**To be done:** Copy out the listing that follows, exactly, without its pictures.

**Data block:**
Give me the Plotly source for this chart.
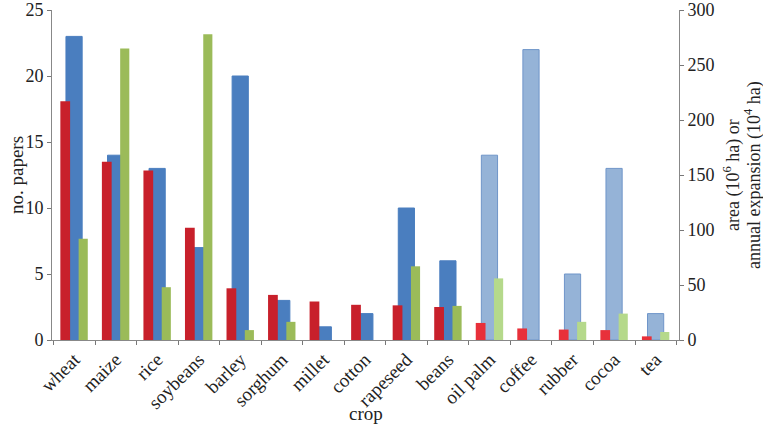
import plotly.graph_objects as go

crops = ["wheat", "maize", "rice", "soybeans", "barley", "sorghum", "millet", "cotton",
         "rapeseed", "beans", "oil palm", "coffee", "rubber", "cocoa", "tea"]
papers = [23, 14, 13, 7, 20, 3, 1, 2, 10, 6, 14, 22, 5, 13, 2]
area = [217, 162, 154, 102, 47, 41, 35, 32, 31.5, 30, 15.5, 10.5, 9.5, 9, 3.3]
expansion = [92, 265, 48, 278, 9, 16.5, 0, 0, 67, 31, 56, 0, 16.5, 24, 7.3]
tropical = [False] * 10 + [True] * 5

blue_fill = ["#95B3D7" if t else "#4A7EBF" for t in tropical]
blue_line = ["#6F95C9" if t else "#4A7EBF" for t in tropical]
red_fill = ["#E8303A" if t else "#C8202B" for t in tropical]
green_fill = ["#B5D98B" if t else "#9BBB59" for t in tropical]

FONT = "Liberation Serif"
TXT = "#222222"

W, H = 763, 434
L, R, T, B = 52, 84, 10, 94
PW = W - L - R
PH = H - T - B


def px_x(p):
    return (p - L) / PW


def px_y(p):
    return (H - B - p) / PH


fig = go.Figure()
fig.add_trace(go.Bar(x=crops, y=papers, yaxis="y", offset=-0.20, width=0.39,
                     marker=dict(color=blue_fill, line=dict(color=blue_line, width=1)),
                     name="no. papers"))
fig.add_trace(go.Bar(x=crops, y=area, yaxis="y2", offset=-0.335, width=0.235,
                     marker=dict(color=red_fill, line=dict(width=0)), name="area"))
fig.add_trace(go.Bar(x=crops, y=expansion, yaxis="y2", offset=0.105, width=0.22,
                     marker=dict(color=green_fill, line=dict(width=0)), name="expansion"))

axis_common = dict(ticks="outside", ticklen=4, tickcolor="#777", showline=True,
                   linecolor="#888", linewidth=1, showgrid=False, zeroline=False,
                   automargin=False)

ann_font = dict(family=FONT, size=18, color=TXT)

fig.update_layout(
    width=W, height=H,
    margin=dict(l=L, r=R, t=T, b=B, autoexpand=False),
    paper_bgcolor="white", plot_bgcolor="white",
    showlegend=False, barmode="overlay",
    font=dict(family=FONT, size=18, color=TXT),
    xaxis=dict(type="category", range=[-0.536, 14.558], tickangle=-45, tickson="boundaries",
               tickfont=dict(family=FONT, size=19, color=TXT), **axis_common),
    yaxis=dict(range=[0, 25], dtick=5, tickfont=dict(family=FONT, size=18, color=TXT),
               **axis_common),
    yaxis2=dict(range=[0, 300], dtick=50, overlaying="y", side="right",
                tickfont=dict(family=FONT, size=18, color=TXT), **axis_common),
    annotations=[
        dict(text="no. papers", xref="paper", yref="paper", x=px_x(16), y=0.5,
             textangle=-90, showarrow=False, xanchor="center", yanchor="middle",
             font=dict(family=FONT, size=19, color=TXT)),
        dict(text="area (10<sup>6</sup> ha) or", xref="paper", yref="paper",
             x=px_x(732), y=0.5, textangle=-90, showarrow=False,
             xanchor="center", yanchor="middle", font=ann_font),
        dict(text="annual expansion (10<sup>4</sup> ha)", xref="paper", yref="paper",
             x=px_x(753), y=0.5, textangle=-90, showarrow=False,
             xanchor="center", yanchor="middle", font=ann_font),
        dict(text="crop", xref="paper", yref="paper", x=0.5, y=px_y(414),
             showarrow=False, xanchor="center", yanchor="middle",
             font=dict(family=FONT, size=19, color=TXT)),
    ],
)

fig.write_html("out.html", config={"displayModeBar": False},
               post_script="document.body.style.margin='0px';document.body.style.overflow='hidden';")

**Written solution:**
Give me the Plotly source for this chart.
import plotly.graph_objects as go

crops = ["wheat", "maize", "rice", "soybeans", "barley", "sorghum", "millet", "cotton",
         "rapeseed", "beans", "oil palm", "coffee", "rubber", "cocoa", "tea"]
papers = [23, 14, 13, 7, 20, 3, 1, 2, 10, 6, 14, 22, 5, 13, 2]
area = [217, 162, 154, 102, 47, 41, 35, 32, 31.5, 30, 15.5, 10.5, 9.5, 9, 3.3]
expansion = [92, 265, 48, 278, 9, 16.5, 0, 0, 67, 31, 56, 0, 16.5, 24, 7.3]
tropical = [False] * 10 + [True] * 5

blue_fill = ["#95B3D7" if t else "#4A7EBF" for t in tropical]
blue_line = ["#6F95C9" if t else "#4A7EBF" for t in tropical]
red_fill = ["#E8303A" if t else "#C8202B" for t in tropical]
green_fill = ["#B5D98B" if t else "#9BBB59" for t in tropical]

FONT = "Liberation Serif"
TXT = "#222222"

W, H = 763, 434
L, R, T, B = 52, 84, 10, 94
PW = W - L - R
PH = H - T - B


def px_x(p):
    return (p - L) / PW


def px_y(p):
    return (H - B - p) / PH


fig = go.Figure()
fig.add_trace(go.Bar(x=crops, y=papers, yaxis="y", offset=-0.20, width=0.39,
                     marker=dict(color=blue_fill, line=dict(color=blue_line, width=1)),
                     name="no. papers"))
fig.add_trace(go.Bar(x=crops, y=area, yaxis="y2", offset=-0.335, width=0.235,
                     marker=dict(color=red_fill, line=dict(width=0)), name="area"))
fig.add_trace(go.Bar(x=crops, y=expansion, yaxis="y2", offset=0.105, width=0.22,
                     marker=dict(color=green_fill, line=dict(width=0)), name="expansion"))

axis_common = dict(ticks="outside", ticklen=4, tickcolor="#777", showline=True,
                   linecolor="#888", linewidth=1, showgrid=False, zeroline=False,
                   automargin=False)

ann_font = dict(family=FONT, size=18, color=TXT)

fig.update_layout(
    width=W, height=H,
    margin=dict(l=L, r=R, t=T, b=B, autoexpand=False),
    paper_bgcolor="white", plot_bgcolor="white",
    showlegend=False, barmode="overlay",
    font=dict(family=FONT, size=18, color=TXT),
    xaxis=dict(type="category", range=[-0.536, 14.558], tickangle=-45, tickson="boundaries",
               tickfont=dict(family=FONT, size=19, color=TXT), **axis_common),
    yaxis=dict(range=[0, 25], dtick=5, tickfont=dict(family=FONT, size=18, color=TXT),
               **axis_common),
    yaxis2=dict(range=[0, 300], dtick=50, overlaying="y", side="right",
                tickfont=dict(family=FONT, size=18, color=TXT), **axis_common),
    annotations=[
        dict(text="no. papers", xref="paper", yref="paper", x=px_x(16), y=0.5,
             textangle=-90, showarrow=False, xanchor="center", yanchor="middle",
             font=dict(family=FONT, size=19, color=TXT)),
        dict(text="area (10<sup>6</sup> ha) or", xref="paper", yref="paper",
             x=px_x(732), y=0.5, textangle=-90, showarrow=False,
             xanchor="center", yanchor="middle", font=ann_font),
        dict(text="annual expansion (10<sup>4</sup> ha)", xref="paper", yref="paper",
             x=px_x(753), y=0.5, textangle=-90, showarrow=False,
             xanchor="center", yanchor="middle", font=ann_font),
        dict(text="crop", xref="paper", yref="paper", x=0.5, y=px_y(414),
             showarrow=False, xanchor="center", yanchor="middle",
             font=dict(family=FONT, size=19, color=TXT)),
    ],
)

fig.write_html("out.html", config={"displayModeBar": False},
               post_script="document.body.style.margin='0px';document.body.style.overflow='hidden';")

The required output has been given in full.